Water cut in Gaza affecting over 600, 000 – UN

Israel pounded the Gaza Strip and prepared for a ground invasion of the enclave, three days after an attack by Hamas triggered the bloodiest war on the country’s territory for decades.

The Israeli military said it had hit over 1,300 targets in Gaza to date in response to Saturday’s deadly incursion by the militant group, while more than 4,500 rockets had been fired from the enclave.

As sirens warning of further rocket attacks sounded across Israel, with many missiles headed towards the city of Ashkelon, the country’s military said it had found the bodies of “dozens” of civilians, including infants and children, at a kibbutz near the Gaza border.

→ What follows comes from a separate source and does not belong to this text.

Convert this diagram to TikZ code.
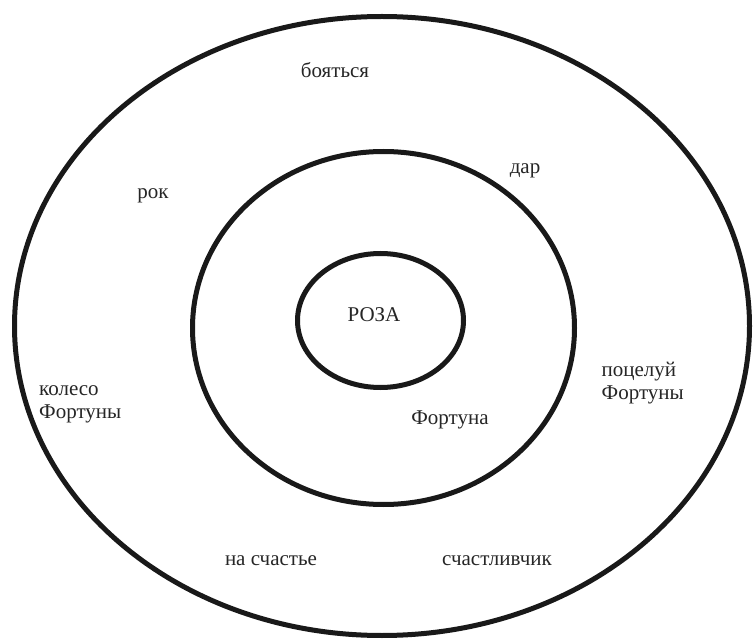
\documentclass[tikz,border=0pt]{standalone}
\usepackage{fontspec}
\setmainfont{Liberation Serif}
\begin{document}
\begin{tikzpicture}[x=1pt,y=-1pt,
  ring/.style={line width=5pt, draw=black!90},
  lbl/.style={inner sep=0pt, text=black!85, font=\fontsize{21}{23}\selectfont},
  lblc/.style={lbl, anchor=base},
  lblw/.style={lbl, anchor=base west, align=left}]
\useasboundingbox (0,0) rectangle (753,639);
\fill[white] (0,0) rectangle (753,639);
\draw[ring] (382,326) ellipse [x radius=367.5, y radius=309.5];
\draw[ring] (383.5,328) ellipse [x radius=191, y radius=176.5];
\draw[ring] (380.5,320.5) ellipse [x radius=83, y radius=67];
\node[lblc] (boyat) at (335,78) {бояться};
\node[lblc] (rok) at (153,199) {рок};
\node[lblc] (dar) at (525,174) {дар};
\node[lblc] (roza) at (374,322) {РОЗА};
\node[lblc] (fortuna) at (450,424) {Фортуна};
\node[lblc] (nasch) at (271,565) {на счастье};
\node[lblc] (schast) at (497,565) {счастливчик};
\node[lblw] (koleso) at (39,418.5) {колесо\\Фортуны};
\node[lblw] (poceluy) at (601.5,399.5) {поцелуй\\Фортуны};
\end{tikzpicture}
\end{document}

An Israel Defense Forces spokesperson described the Kfar Aza site as “a massacre: children, women and elderly… were butchered”.

The kibbutz was one of the last sites where Israeli troops subdued armed Palestinian militants in fighting that continued into Monday morning. The spokesperson said the casualties numbered in “dozens [and] we are still counting”.

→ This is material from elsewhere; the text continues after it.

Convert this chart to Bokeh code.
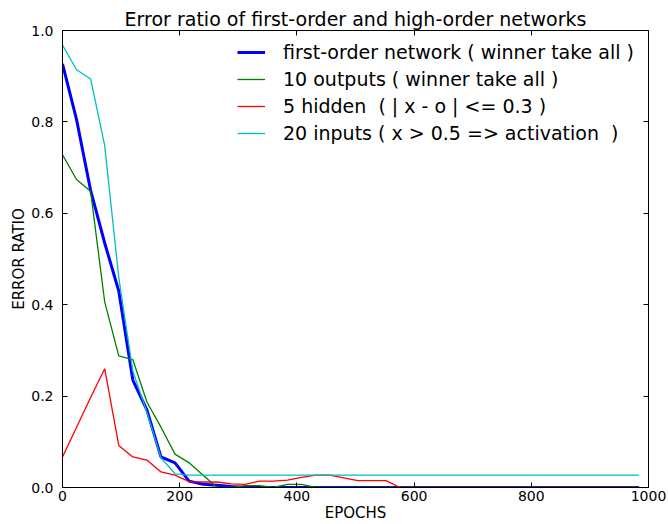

For the third successive day Israel also shelled sites in Lebanon, its neighbour to the north, in response to a volley of rockets launched across the border.

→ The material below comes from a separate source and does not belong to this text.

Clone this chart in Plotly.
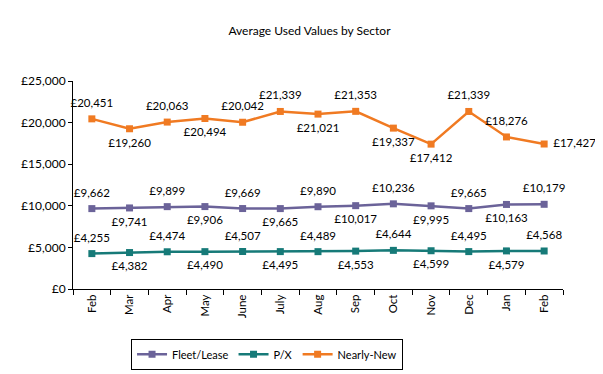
import plotly.graph_objects as go

months = ["Feb", "Mar", "Apr", "May", "June", "July", "Aug", "Sep", "Oct", "Nov", "Dec", "Jan", "Feb"]
fleet = [9662, 9741, 9899, 9906, 9669, 9665, 9890, 10017, 10236, 9995, 9665, 10163, 10179]
px_vals = [4255, 4382, 4474, 4490, 4507, 4495, 4489, 4553, 4644, 4599, 4495, 4579, 4568]
nearly_new = [20451, 19260, 20063, 20494, 20042, 21339, 21021, 21353, 19337, 17412, 21339, 18276, 17427]

alt_pos = ["top center" if i % 2 == 0 else "bottom center" for i in range(13)]
nn_pos = ["top center", "bottom center", "top center", "bottom center", "top center", "top center",
          "bottom center", "top center", "bottom center", "bottom center", "top center", "top center",
          "middle right"]

x = list(range(len(months)))
FONT = "Lato, Open Sans, sans-serif"

def lab(v):
    return "£{:,}".format(v)

fig = go.Figure()
series = [
    ("Fleet/Lease", fleet, "#6B6399", alt_pos),
    ("P/X", px_vals, "#167A78", alt_pos),
    ("Nearly-New", nearly_new, "#F07A22", nn_pos),
]
for name, vals, col, pos in series:
    fig.add_trace(go.Scatter(
        x=x, y=vals, name=name, mode="lines+markers",
        line=dict(color=col, width=2.5),
        marker=dict(symbol="square", size=7, color=col),
        cliponaxis=False,
    ))
for name, vals, col, pos in series:
    fig.add_trace(go.Scatter(
        x=x, y=vals, mode="markers+text", showlegend=False, hoverinfo="skip",
        marker=dict(size=13, color="rgba(0,0,0,0)"),
        text=[lab(v) for v in vals], textposition=pos,
        textfont=dict(size=11.5, color="black", family=FONT),
        cliponaxis=False,
    ))

fig.update_layout(
    width=603, height=374,
    margin=dict(l=65, r=48, t=73, b=91),
    paper_bgcolor="white", plot_bgcolor="white",
    font=dict(family=FONT, size=11, color="black"),
    title=dict(text="Average Used Values by Sector", x=0.5, xanchor="center", y=0.9385,
               yanchor="middle", font=dict(size=12, family=FONT)),
    showlegend=True,
    legend=dict(orientation="h", x=0.396, xanchor="center", y=-0.314, yanchor="middle",
                bordercolor="black", borderwidth=1, font=dict(size=11),
                itemwidth=30, tracegroupgap=0),
)
fig.update_xaxes(
    range=[-0.5, 12.5], tickvals=x, ticktext=months, tickangle=-90,
    ticks="", showline=True, linecolor="black", linewidth=1, showgrid=False, zeroline=False,
    minor=dict(tickvals=[i - 0.5 for i in range(14)], ticks="outside", ticklen=5, tickcolor="black"),
    tickfont=dict(size=11.5),
)
fig.update_yaxes(
    range=[0, 25000], dtick=5000, tickprefix="£", tickformat=",",
    ticks="outside", ticklen=4, tickcolor="black",
    showline=True, linecolor="black", linewidth=1, showgrid=False, zeroline=False,
    tickfont=dict(size=12),
)
fig.write_html("out.html")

As Israel prepared for a prolonged Gaza war, prime minister Binyamin Netanyahu’s Likud party said the ruling coalition had authorised him to negotiate the formation of an emergency government.

The country has called up 60,000 reservists in addition to a record 300,000 already mobilised, and deployed 35 military battalions and four divisions as it builds up “an infrastructure for future operations” – an apparent reference to an attack by land on Gaza.

More than two million people live in the Hamas-controlled enclave and tens of thousands have already fled their homes to seek shelter from Israeli strikes from the air and sea. According to the UN, the bombardment has displaced at least 200,000 people.

Youssef al-Aqqad, director of the European Gaza Hospital in Khan Younis in the south of the enclave, said the area had been shelled every day since Saturday, with 87 killed, including women and children.

“Houses and apartment blocks have been bombarded,” he said. “We write ‘unknown’ on the bodies. We hear the bombing every second.”

The IDF said the area near the Gaza border was now “more or less secure”, as it added that it had retrieved the bodies of 1,500 Palestinians who had stormed Israeli territory.

Israeli targets in Gaza included what the IDF said was a Hamas operational command centre in a mosque, an entry point for a tunnel used by militants and other “operational infrastructure” inside a second mosque.

Israel accuses the Palestinian group, which took over Gaza in 2007, of embedding military infrastructure in civilian areas and religious sites.

The IDF also posted in Hebrew on X that it had killed Jawad Abu Shamala, Hamas’s finance chief, in an air strike. The Financial Times could not independently confirm the claims.

Hamas has threatened to kill a hostage for each Israeli air strike that targets civilians in Gaza without prior warning.

The UN warned it expected that “a severe shortage of already scarce drinkable water” would affect more than 610,000 people in the territory, which Israeli authorities have cut off from water and electricity as part of a “complete siege”.